Every year when International Men’s Day comes around, I feel a strange twisting of rage, confusion and frustration in my stomach. Of course there should be an International Men’s Day, there’s one for women after all and men make up half the population, but why does it feel so different to other celebrations similar to it? I think the best way I can explain it is an analogy. Say you are walking down the street and you see an England flag hanging out the window of a house. In a different England, in another universe, you might perceive this as a harmless sign of national pride. However, in this England, in this universe, an England flag hanging out of a window takes on a completely different and more sinister meaning.

Likewise, instead of being an important and productive day to talk about issues affecting men, International Men’s Day feels more like a chance for “proper lads” to come out of their football-themed closet and tell everyone how hard it is to be a man. And that’s not to say it isn’t hard. It is easier than being a woman, That’s an undeniable fact. We live under a system built to benefit men by oppressing women, but just because it’s easier doesn’t mean it’s easy. Being a straight white man myself (or as I prefer to be called a “wielder of all three pieces of the triforce”) I can tell you, rather disappointing, that my life isn’t a cake walk just because of my penis, lack of melanin and desire to hump women. There are so many pressures and centuries old social expectations thrust onto men that it can be miserable (the number of suicides speaks for itself). But International Men’s Day isn’t actually about helping men. Ironically, it’s about women.

That may seem like a ridiculous claim, but I am of the opinion that International Men’s Day, as it currently exists, is a pathetically misguided attempt by men to compete with women for who has the tougher life. Just as the All Lives Matter movement distracts from the important Black Lives Matter movement, International Men’s Day distracts from important issues facing other groups. This would be fine of course if it actually did anything, men are just as deserving of help as anyone else, but it doesn’t.

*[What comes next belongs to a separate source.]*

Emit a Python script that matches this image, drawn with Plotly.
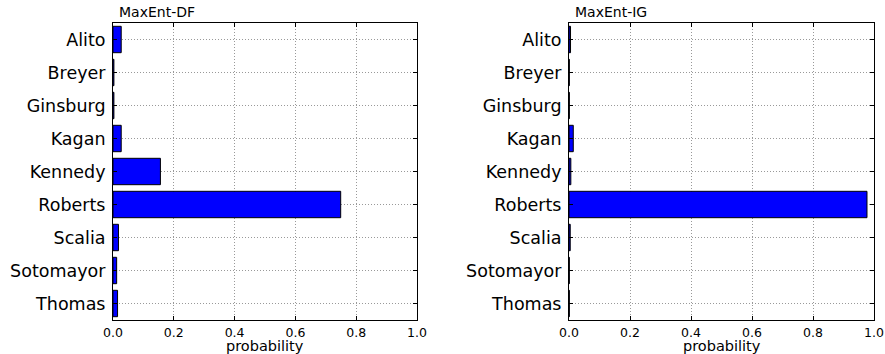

Women’s movements continue to make progress and improve the lives of women, just this year the period tax that classed items used by women on their period as luxury and subject to 5% tax was abolished by the UK government, a landmark victory for women’s rights and a battle that’s been going on for over 50 years. Meanwhile issues that tend to effect men more, such as suicide and homelessness, have increased drastically in the last two years, with male suicide reaching a 20 year high in 2019 which will surely be topped by the end of this year. And all we’ve got to help us through these tough times as men is some lame message about not needing to “man up” and an infographic telling us how we are 3.4X more likely to be imprisoned than a woman who committed the same crime as us. Great, I feel so much better.

I have an unfortunate suspicion that there is a reason those numbers of suicides and homeless people never seem to go down, and why International Men’s Day does nothing practical to help them. It’s because it’s easier if they don’t go down. Because if they did and we might have to start actually acknowledging the problems other people face instead of defaulting back to telling people how hard our lives are whenever the conversation gets uncomfortable. This all just proves that International Men’s Day is less about helping men and more about continuing a never-ending dick swinging contest over which gender has it worst. A dick swinging contest which, if it doesn’t end, will halt humanity’s progress towards true gender equality forever.

I think in principle International Men’s Day should exist. However, the twisted homunculus of suicide statistics and male shame that it is currently is terrible and counter-productive in it’s overall goal of improving the lives of men and boys everywhere. Furthermore, the myth it perpetuates that men are somehow oppressed in modern day society is comical and embarrassing

Look at this stuff.

There is a certain irony about the perceived divide between feminism and masculism (the ideology that International Men’s Day would fall under) in that they both share the same goal of equality between genders (although I should stress masculism often used as a guise of respectability by people who just hate women). And in sharing that goal they also share the common enemy of the patriarchy. The patriarchal society we live under that oppresses women is also the same society that makes men feel like shit and forces them onto the streets or to suicide. Just because men invented it doesn’t mean we should defend it. The patriarchy, or any system that puts one group of people above another, is the fundamental enemy of humanity.

So, to those of you who smugly shared your International Men’s Day post on your story, and think that feminism means hating men. Realise that you and that girl with the spilt-dyed hair, that you pretend to hate but actually sort of fancy but you don’t know how to confront those feelings because you know she’ll never love you back…

You both want the same thing, and you are both fighting the same enemy.